■ Problem description ■
Each line of the material must be repeated precisely, with the pictures left out.

>> Begin

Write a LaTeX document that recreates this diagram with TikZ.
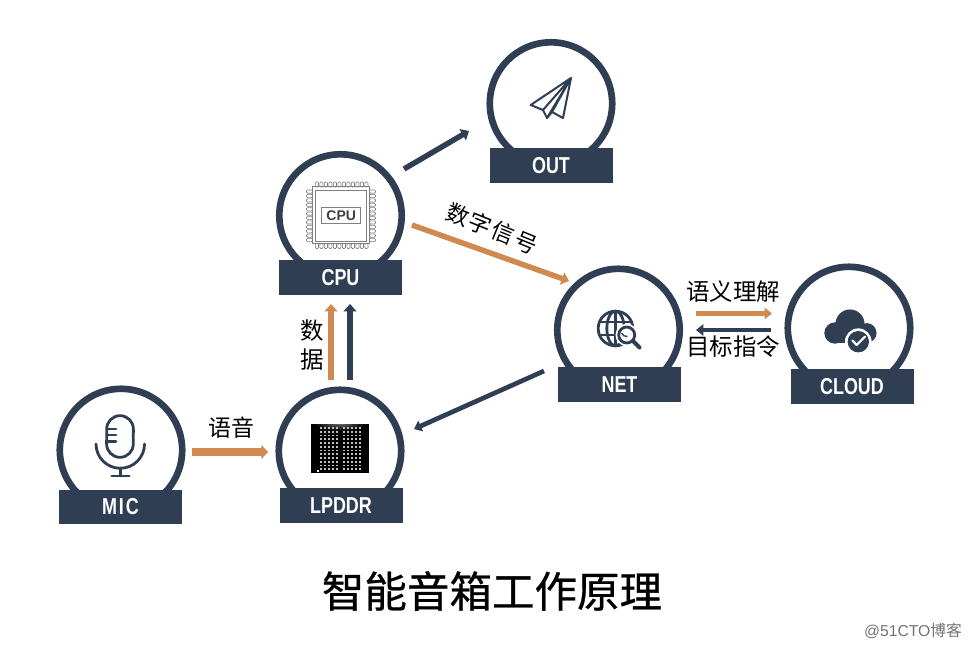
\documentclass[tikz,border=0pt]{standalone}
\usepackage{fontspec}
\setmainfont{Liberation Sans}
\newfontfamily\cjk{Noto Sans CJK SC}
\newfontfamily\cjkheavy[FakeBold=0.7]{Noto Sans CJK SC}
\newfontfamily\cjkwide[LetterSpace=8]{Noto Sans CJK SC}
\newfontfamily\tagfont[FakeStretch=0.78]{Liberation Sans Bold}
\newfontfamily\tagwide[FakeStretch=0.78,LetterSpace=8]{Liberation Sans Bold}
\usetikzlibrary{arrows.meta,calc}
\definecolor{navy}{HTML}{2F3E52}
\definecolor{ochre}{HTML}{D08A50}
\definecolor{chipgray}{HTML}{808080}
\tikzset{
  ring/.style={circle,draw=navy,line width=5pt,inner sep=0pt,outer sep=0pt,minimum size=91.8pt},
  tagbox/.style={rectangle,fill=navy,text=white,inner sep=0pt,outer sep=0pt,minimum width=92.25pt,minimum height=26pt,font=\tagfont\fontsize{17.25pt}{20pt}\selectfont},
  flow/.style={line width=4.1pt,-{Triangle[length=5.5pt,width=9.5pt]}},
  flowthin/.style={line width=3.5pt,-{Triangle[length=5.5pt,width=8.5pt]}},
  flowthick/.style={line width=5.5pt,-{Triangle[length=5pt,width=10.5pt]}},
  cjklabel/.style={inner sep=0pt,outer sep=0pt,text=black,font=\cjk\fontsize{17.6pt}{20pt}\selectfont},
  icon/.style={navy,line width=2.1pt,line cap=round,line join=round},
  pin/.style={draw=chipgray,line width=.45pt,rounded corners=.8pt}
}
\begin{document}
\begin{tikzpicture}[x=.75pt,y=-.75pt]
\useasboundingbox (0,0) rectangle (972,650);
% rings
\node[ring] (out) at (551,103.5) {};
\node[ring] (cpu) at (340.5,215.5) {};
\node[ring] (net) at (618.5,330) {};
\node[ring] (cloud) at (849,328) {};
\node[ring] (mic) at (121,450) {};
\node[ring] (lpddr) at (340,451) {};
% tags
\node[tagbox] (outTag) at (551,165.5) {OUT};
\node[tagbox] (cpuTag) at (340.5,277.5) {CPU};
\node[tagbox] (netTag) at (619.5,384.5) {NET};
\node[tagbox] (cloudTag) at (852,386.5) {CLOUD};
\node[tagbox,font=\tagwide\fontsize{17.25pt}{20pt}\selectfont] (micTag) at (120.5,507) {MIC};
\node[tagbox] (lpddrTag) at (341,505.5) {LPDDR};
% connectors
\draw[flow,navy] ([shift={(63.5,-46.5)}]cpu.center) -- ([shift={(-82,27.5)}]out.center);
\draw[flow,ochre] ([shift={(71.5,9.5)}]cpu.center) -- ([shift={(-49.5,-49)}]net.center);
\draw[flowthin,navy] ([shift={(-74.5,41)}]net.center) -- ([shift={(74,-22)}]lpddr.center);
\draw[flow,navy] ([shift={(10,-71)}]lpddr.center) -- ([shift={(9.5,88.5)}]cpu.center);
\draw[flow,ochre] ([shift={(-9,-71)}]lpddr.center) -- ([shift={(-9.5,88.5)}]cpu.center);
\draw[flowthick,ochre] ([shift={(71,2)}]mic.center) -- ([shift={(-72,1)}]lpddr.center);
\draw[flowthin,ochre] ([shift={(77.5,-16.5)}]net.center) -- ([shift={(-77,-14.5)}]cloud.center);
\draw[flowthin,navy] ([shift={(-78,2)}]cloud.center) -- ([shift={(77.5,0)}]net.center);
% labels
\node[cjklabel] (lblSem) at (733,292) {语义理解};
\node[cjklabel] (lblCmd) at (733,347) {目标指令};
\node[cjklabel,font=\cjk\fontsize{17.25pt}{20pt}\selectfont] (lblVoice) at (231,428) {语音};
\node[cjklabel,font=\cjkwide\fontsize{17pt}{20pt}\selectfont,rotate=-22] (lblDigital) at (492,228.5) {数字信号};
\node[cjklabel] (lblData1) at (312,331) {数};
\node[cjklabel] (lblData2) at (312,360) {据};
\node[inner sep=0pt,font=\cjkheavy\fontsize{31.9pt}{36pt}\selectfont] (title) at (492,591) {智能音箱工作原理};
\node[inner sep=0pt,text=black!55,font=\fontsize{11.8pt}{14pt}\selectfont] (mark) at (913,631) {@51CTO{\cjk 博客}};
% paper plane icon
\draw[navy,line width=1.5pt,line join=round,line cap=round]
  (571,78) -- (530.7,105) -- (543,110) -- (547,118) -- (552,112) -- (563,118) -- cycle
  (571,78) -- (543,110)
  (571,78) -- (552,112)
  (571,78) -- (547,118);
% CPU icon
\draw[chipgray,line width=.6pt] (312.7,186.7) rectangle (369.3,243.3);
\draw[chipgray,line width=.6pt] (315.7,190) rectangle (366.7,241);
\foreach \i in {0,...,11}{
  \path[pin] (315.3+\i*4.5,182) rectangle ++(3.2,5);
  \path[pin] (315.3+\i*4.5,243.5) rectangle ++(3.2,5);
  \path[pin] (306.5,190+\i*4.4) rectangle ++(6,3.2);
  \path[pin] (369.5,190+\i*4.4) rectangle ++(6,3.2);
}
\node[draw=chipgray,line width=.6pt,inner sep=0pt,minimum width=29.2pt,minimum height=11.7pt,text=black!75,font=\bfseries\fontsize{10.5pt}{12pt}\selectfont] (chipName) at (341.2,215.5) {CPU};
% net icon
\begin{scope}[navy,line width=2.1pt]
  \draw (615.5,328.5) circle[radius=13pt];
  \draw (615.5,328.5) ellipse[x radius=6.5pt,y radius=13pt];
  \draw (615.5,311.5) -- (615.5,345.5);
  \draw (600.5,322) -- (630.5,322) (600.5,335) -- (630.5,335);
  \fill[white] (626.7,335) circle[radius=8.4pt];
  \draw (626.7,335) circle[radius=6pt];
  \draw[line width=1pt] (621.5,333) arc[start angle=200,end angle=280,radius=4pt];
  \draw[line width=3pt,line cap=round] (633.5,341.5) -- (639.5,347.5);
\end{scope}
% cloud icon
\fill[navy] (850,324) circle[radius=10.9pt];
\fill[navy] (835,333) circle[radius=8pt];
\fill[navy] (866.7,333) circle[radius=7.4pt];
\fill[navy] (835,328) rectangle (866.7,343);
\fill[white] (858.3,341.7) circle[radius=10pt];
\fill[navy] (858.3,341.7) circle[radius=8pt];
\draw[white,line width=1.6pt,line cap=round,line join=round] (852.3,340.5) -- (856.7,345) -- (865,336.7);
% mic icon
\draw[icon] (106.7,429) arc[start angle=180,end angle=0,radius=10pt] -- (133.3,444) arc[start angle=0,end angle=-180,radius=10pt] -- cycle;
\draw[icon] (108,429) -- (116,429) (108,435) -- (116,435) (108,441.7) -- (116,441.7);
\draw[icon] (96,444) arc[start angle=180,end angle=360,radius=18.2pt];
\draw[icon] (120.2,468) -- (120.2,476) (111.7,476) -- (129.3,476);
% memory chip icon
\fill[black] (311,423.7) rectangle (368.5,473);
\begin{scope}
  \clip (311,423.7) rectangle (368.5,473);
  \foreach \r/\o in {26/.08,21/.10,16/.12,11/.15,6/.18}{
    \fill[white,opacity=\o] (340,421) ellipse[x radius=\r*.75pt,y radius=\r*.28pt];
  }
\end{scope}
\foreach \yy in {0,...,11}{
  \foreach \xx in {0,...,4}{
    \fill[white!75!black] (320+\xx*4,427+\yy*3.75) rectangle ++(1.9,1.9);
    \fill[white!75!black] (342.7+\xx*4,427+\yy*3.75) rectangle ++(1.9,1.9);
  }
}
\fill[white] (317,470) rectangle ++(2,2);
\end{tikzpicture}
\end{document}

>> End

■ The reply ■
Write a LaTeX document that recreates this diagram with TikZ.
\documentclass[tikz,border=0pt]{standalone}
\usepackage{fontspec}
\setmainfont{Liberation Sans}
\newfontfamily\cjk{Noto Sans CJK SC}
\newfontfamily\cjkheavy[FakeBold=0.7]{Noto Sans CJK SC}
\newfontfamily\cjkwide[LetterSpace=8]{Noto Sans CJK SC}
\newfontfamily\tagfont[FakeStretch=0.78]{Liberation Sans Bold}
\newfontfamily\tagwide[FakeStretch=0.78,LetterSpace=8]{Liberation Sans Bold}
\usetikzlibrary{arrows.meta,calc}
\definecolor{navy}{HTML}{2F3E52}
\definecolor{ochre}{HTML}{D08A50}
\definecolor{chipgray}{HTML}{808080}
\tikzset{
  ring/.style={circle,draw=navy,line width=5pt,inner sep=0pt,outer sep=0pt,minimum size=91.8pt},
  tagbox/.style={rectangle,fill=navy,text=white,inner sep=0pt,outer sep=0pt,minimum width=92.25pt,minimum height=26pt,font=\tagfont\fontsize{17.25pt}{20pt}\selectfont},
  flow/.style={line width=4.1pt,-{Triangle[length=5.5pt,width=9.5pt]}},
  flowthin/.style={line width=3.5pt,-{Triangle[length=5.5pt,width=8.5pt]}},
  flowthick/.style={line width=5.5pt,-{Triangle[length=5pt,width=10.5pt]}},
  cjklabel/.style={inner sep=0pt,outer sep=0pt,text=black,font=\cjk\fontsize{17.6pt}{20pt}\selectfont},
  icon/.style={navy,line width=2.1pt,line cap=round,line join=round},
  pin/.style={draw=chipgray,line width=.45pt,rounded corners=.8pt}
}
\begin{document}
\begin{tikzpicture}[x=.75pt,y=-.75pt]
\useasboundingbox (0,0) rectangle (972,650);
% rings
\node[ring] (out) at (551,103.5) {};
\node[ring] (cpu) at (340.5,215.5) {};
\node[ring] (net) at (618.5,330) {};
\node[ring] (cloud) at (849,328) {};
\node[ring] (mic) at (121,450) {};
\node[ring] (lpddr) at (340,451) {};
% tags
\node[tagbox] (outTag) at (551,165.5) {OUT};
\node[tagbox] (cpuTag) at (340.5,277.5) {CPU};
\node[tagbox] (netTag) at (619.5,384.5) {NET};
\node[tagbox] (cloudTag) at (852,386.5) {CLOUD};
\node[tagbox,font=\tagwide\fontsize{17.25pt}{20pt}\selectfont] (micTag) at (120.5,507) {MIC};
\node[tagbox] (lpddrTag) at (341,505.5) {LPDDR};
% connectors
\draw[flow,navy] ([shift={(63.5,-46.5)}]cpu.center) -- ([shift={(-82,27.5)}]out.center);
\draw[flow,ochre] ([shift={(71.5,9.5)}]cpu.center) -- ([shift={(-49.5,-49)}]net.center);
\draw[flowthin,navy] ([shift={(-74.5,41)}]net.center) -- ([shift={(74,-22)}]lpddr.center);
\draw[flow,navy] ([shift={(10,-71)}]lpddr.center) -- ([shift={(9.5,88.5)}]cpu.center);
\draw[flow,ochre] ([shift={(-9,-71)}]lpddr.center) -- ([shift={(-9.5,88.5)}]cpu.center);
\draw[flowthick,ochre] ([shift={(71,2)}]mic.center) -- ([shift={(-72,1)}]lpddr.center);
\draw[flowthin,ochre] ([shift={(77.5,-16.5)}]net.center) -- ([shift={(-77,-14.5)}]cloud.center);
\draw[flowthin,navy] ([shift={(-78,2)}]cloud.center) -- ([shift={(77.5,0)}]net.center);
% labels
\node[cjklabel] (lblSem) at (733,292) {语义理解};
\node[cjklabel] (lblCmd) at (733,347) {目标指令};
\node[cjklabel,font=\cjk\fontsize{17.25pt}{20pt}\selectfont] (lblVoice) at (231,428) {语音};
\node[cjklabel,font=\cjkwide\fontsize{17pt}{20pt}\selectfont,rotate=-22] (lblDigital) at (492,228.5) {数字信号};
\node[cjklabel] (lblData1) at (312,331) {数};
\node[cjklabel] (lblData2) at (312,360) {据};
\node[inner sep=0pt,font=\cjkheavy\fontsize{31.9pt}{36pt}\selectfont] (title) at (492,591) {智能音箱工作原理};
\node[inner sep=0pt,text=black!55,font=\fontsize{11.8pt}{14pt}\selectfont] (mark) at (913,631) {@51CTO{\cjk 博客}};
% paper plane icon
\draw[navy,line width=1.5pt,line join=round,line cap=round]
  (571,78) -- (530.7,105) -- (543,110) -- (547,118) -- (552,112) -- (563,118) -- cycle
  (571,78) -- (543,110)
  (571,78) -- (552,112)
  (571,78) -- (547,118);
% CPU icon
\draw[chipgray,line width=.6pt] (312.7,186.7) rectangle (369.3,243.3);
\draw[chipgray,line width=.6pt] (315.7,190) rectangle (366.7,241);
\foreach \i in {0,...,11}{
  \path[pin] (315.3+\i*4.5,182) rectangle ++(3.2,5);
  \path[pin] (315.3+\i*4.5,243.5) rectangle ++(3.2,5);
  \path[pin] (306.5,190+\i*4.4) rectangle ++(6,3.2);
  \path[pin] (369.5,190+\i*4.4) rectangle ++(6,3.2);
}
\node[draw=chipgray,line width=.6pt,inner sep=0pt,minimum width=29.2pt,minimum height=11.7pt,text=black!75,font=\bfseries\fontsize{10.5pt}{12pt}\selectfont] (chipName) at (341.2,215.5) {CPU};
% net icon
\begin{scope}[navy,line width=2.1pt]
  \draw (615.5,328.5) circle[radius=13pt];
  \draw (615.5,328.5) ellipse[x radius=6.5pt,y radius=13pt];
  \draw (615.5,311.5) -- (615.5,345.5);
  \draw (600.5,322) -- (630.5,322) (600.5,335) -- (630.5,335);
  \fill[white] (626.7,335) circle[radius=8.4pt];
  \draw (626.7,335) circle[radius=6pt];
  \draw[line width=1pt] (621.5,333) arc[start angle=200,end angle=280,radius=4pt];
  \draw[line width=3pt,line cap=round] (633.5,341.5) -- (639.5,347.5);
\end{scope}
% cloud icon
\fill[navy] (850,324) circle[radius=10.9pt];
\fill[navy] (835,333) circle[radius=8pt];
\fill[navy] (866.7,333) circle[radius=7.4pt];
\fill[navy] (835,328) rectangle (866.7,343);
\fill[white] (858.3,341.7) circle[radius=10pt];
\fill[navy] (858.3,341.7) circle[radius=8pt];
\draw[white,line width=1.6pt,line cap=round,line join=round] (852.3,340.5) -- (856.7,345) -- (865,336.7);
% mic icon
\draw[icon] (106.7,429) arc[start angle=180,end angle=0,radius=10pt] -- (133.3,444) arc[start angle=0,end angle=-180,radius=10pt] -- cycle;
\draw[icon] (108,429) -- (116,429) (108,435) -- (116,435) (108,441.7) -- (116,441.7);
\draw[icon] (96,444) arc[start angle=180,end angle=360,radius=18.2pt];
\draw[icon] (120.2,468) -- (120.2,476) (111.7,476) -- (129.3,476);
% memory chip icon
\fill[black] (311,423.7) rectangle (368.5,473);
\begin{scope}
  \clip (311,423.7) rectangle (368.5,473);
  \foreach \r/\o in {26/.08,21/.10,16/.12,11/.15,6/.18}{
    \fill[white,opacity=\o] (340,421) ellipse[x radius=\r*.75pt,y radius=\r*.28pt];
  }
\end{scope}
\foreach \yy in {0,...,11}{
  \foreach \xx in {0,...,4}{
    \fill[white!75!black] (320+\xx*4,427+\yy*3.75) rectangle ++(1.9,1.9);
    \fill[white!75!black] (342.7+\xx*4,427+\yy*3.75) rectangle ++(1.9,1.9);
  }
}
\fill[white] (317,470) rectangle ++(2,2);
\end{tikzpicture}
\end{document}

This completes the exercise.